This recipe was originally an idea I had for my last book, but no matter how much flavor you add to them, steamed carrots are just…. meh. Roasted carrots? Way, way better.
Especially with some Moroccan seasoning. Have you heard of Ras El Hanout seasoning? The first time I tried it was on steak. I had bought a gift pack of spice blends from Trader Joe’s during the holidays and Ras El Hanout was one of them. I’ve actually been meaning to post that steak recipe for YEARS, but…. today you get roasted carrots.
Don’t be underwhelmed though. They’re REALLY good roasted carrots.
Ok, back to this seasoning. In the past year I’ve noticed the spice sections of our grocery stores including more exotic blends, like Ras El Hanout. World Market also has it. Or you could grab a jar on Amazon. Or do a quick Google search and make a homemade blend.
There’s really no excuse for not making these. And you’ll love this Moroccan blend for other things, too. Like steak. (I’ll get that figured out this summer. Pinky Promise.)
Now that we have all of that out of the way, let’s talk about gremolata. Gremolata, if you aren’t familiar, is an Italian condiment usually made with parsley, lemon, garlic, and anchovy. I put a little twist on it and used pistachios, which are common in Moroccan dishes.
Did I tell you that my 3-year-old calls pistachios “mustachios”? It’s the cutest thing ever.
Basically you chop the stuff up and mix it together while the carrots are roasting and sprinkle it on when they come out of the oven.
Here are some ideas on what to pair with these carrots!
Perfect Grilled Lemon Chicken — just serve alongside or put both into a salad with a lemon vinaigrette. Or something tahini-based. Mmm.
Grilled Moroccan Chicken & Garlic Sauce – Yes.

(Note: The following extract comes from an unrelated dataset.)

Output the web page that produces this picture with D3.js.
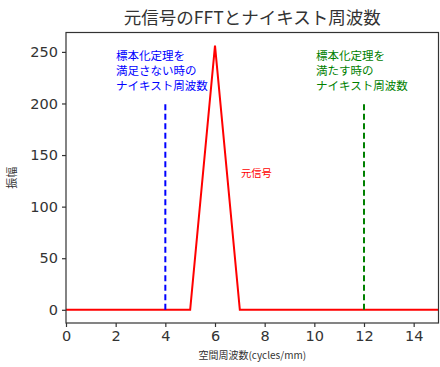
<!DOCTYPE html>
<html><head><meta charset="utf-8">
<script src="https://cdn.jsdelivr.net/npm/d3@7"></script>
<style>body{margin:0;background:#fff}svg{display:block}text{font-family:"Noto Sans CJK JP","Noto Sans",sans-serif}</style>
</head><body><svg id="c" width="440" height="367"></svg>
<script>
const freq = [0,1,2,3,4,5,6,7,8,9,10,11,12,13,14,15];
const amplitude = [0,0,0,0,0,0,256,0,0,0,0,0,0,0,0,0];
const xTicks = [0,2,4,6,8,10,12,14];
const yTicks = [0,50,100,150,200,250];
const nyquistLow = 4, nyquistHigh = 12, nyquistHeight = 200;
const title = "元信号のFFTとナイキスト周波数";
const xLabel = "空間周波数(cycles/mm)";
const yLabel = "振幅";
const lowText = ["標本化定理を","満足さない時の","ナイキスト周波数"];
const highText = ["標本化定理を","満たす時の","ナイキスト周波数"];
const signalLabel = "元信号";

const svg = d3.select("#c");
const L=66, R=438.5, T=32.5, B=323;
const x = d3.scaleLinear().domain([0,15]).range([L,R]);
const y = d3.scaleLinear().domain([-12.8,268.8]).range([B,T]);
const ink = "#333";

const g = svg.append("g");
g.append("path").datum(freq.map((f,i)=>[f,amplitude[i]]))
  .attr("fill","none").attr("stroke","red").attr("stroke-width",2)
  .attr("d", d3.line().x(d=>x(d[0])).y(d=>y(d[1])));
g.append("line").attr("x1",x(nyquistLow)).attr("x2",x(nyquistLow)).attr("y1",y(0)).attr("y2",y(nyquistHeight))
  .attr("stroke","blue").attr("stroke-width",2).attr("stroke-dasharray","6,3.5");
g.append("line").attr("x1",x(nyquistHigh)).attr("x2",x(nyquistHigh)).attr("y1",y(0)).attr("y2",y(nyquistHeight))
  .attr("stroke","green").attr("stroke-width",2).attr("stroke-dasharray","6,3.5");

svg.append("rect").attr("x",L).attr("y",T).attr("width",R-L).attr("height",B-T)
  .attr("fill","none").attr("stroke",ink).attr("stroke-width",1.2);

const xa = svg.append("g").attr("transform",`translate(0,${B})`)
  .call(d3.axisBottom(x).tickValues(xTicks).tickSize(4).tickPadding(4).tickFormat(d3.format("d")));
const ya = svg.append("g").attr("transform",`translate(${L},0)`)
  .call(d3.axisLeft(y).tickValues(yTicks).tickSize(4).tickPadding(4).tickFormat(d3.format("d")));
[xa,ya].forEach(a=>{
  a.select(".domain").remove();
  a.selectAll("line").attr("stroke",ink).attr("stroke-width",1.2);
  a.selectAll("text").attr("fill",ink).style("font-size","14.5px").style("font-family","'DejaVu Sans',sans-serif");
});

svg.append("text").attr("x",(L+R)/2).attr("y",24).attr("text-anchor","middle")
  .attr("fill",ink).style("font-size","17.5px").text(title);
svg.append("text").attr("x",(L+R)/2).attr("y",359).attr("text-anchor","middle")
  .attr("fill",ink).style("font-size","10px").text(xLabel);
svg.append("text").attr("transform",`translate(16,${(T+B)/2}) rotate(-90)`).attr("text-anchor","middle")
  .attr("fill",ink).style("font-size","11px").text(yLabel);

function block(lines, px, color){
  lines.forEach((t,i)=>svg.append("text").attr("x",px).attr("y",60+i*15)
    .attr("fill",color).style("font-size","11.5px").text(t));
}
block(lowText, 116, "blue");
block(highText, 316, "green");
svg.append("text").attr("x",241).attr("y",177).attr("fill","red").style("font-size","10.3px").text(signalLabel);
</script></body></html>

Do this.
Middle Eastern Chicken & Eggplant Kebabs – A perfect side with these kebabs and tahini yogurt dip! You could even use the Ras El Hanout in the marinade instead of my Middle Eastern Spice Blend to streamline things a bit.
- 1 1/2 - 2 pounds carrots, peeled and cut into 1/4-inch pieces
- 2 Tablespoons avocado or coconut oil
- 1 1/2 teaspoons Moroccan seasoning (Ras El Hanout)
- 1/4 teaspoon sea salt
- 6 Tablespoons finely chopped pistachios
- 1/2 Tablespoon minced flat-leaf parsley
- 1 lemon
- Preheat your oven to 425 degrees F.
- Put the carrots on a rimmed baking sheet and drizzle with oil. Sprinkle with the Moroccan seasoning and salt and use your hands to toss everything together. Spread the carrots out evenly on the pan.
- Roast the carrots for 20 minutes, flipping them around once or twice, until they are tender and have formed golden brown spots.
- While the carrots are roasting, put the minced pistachios in a small bowl. Use a microplane zester to remove about 1/2 teaspoon of zest from the lemon. Put the lemon zest in the bowl with the pistachios and add the parsley. Mix it well with your fingers and set it aside with half of the lemon.
- When the carrots are finished, sprinkle them with the pistachio gremolata and a squeeze of lemon juice.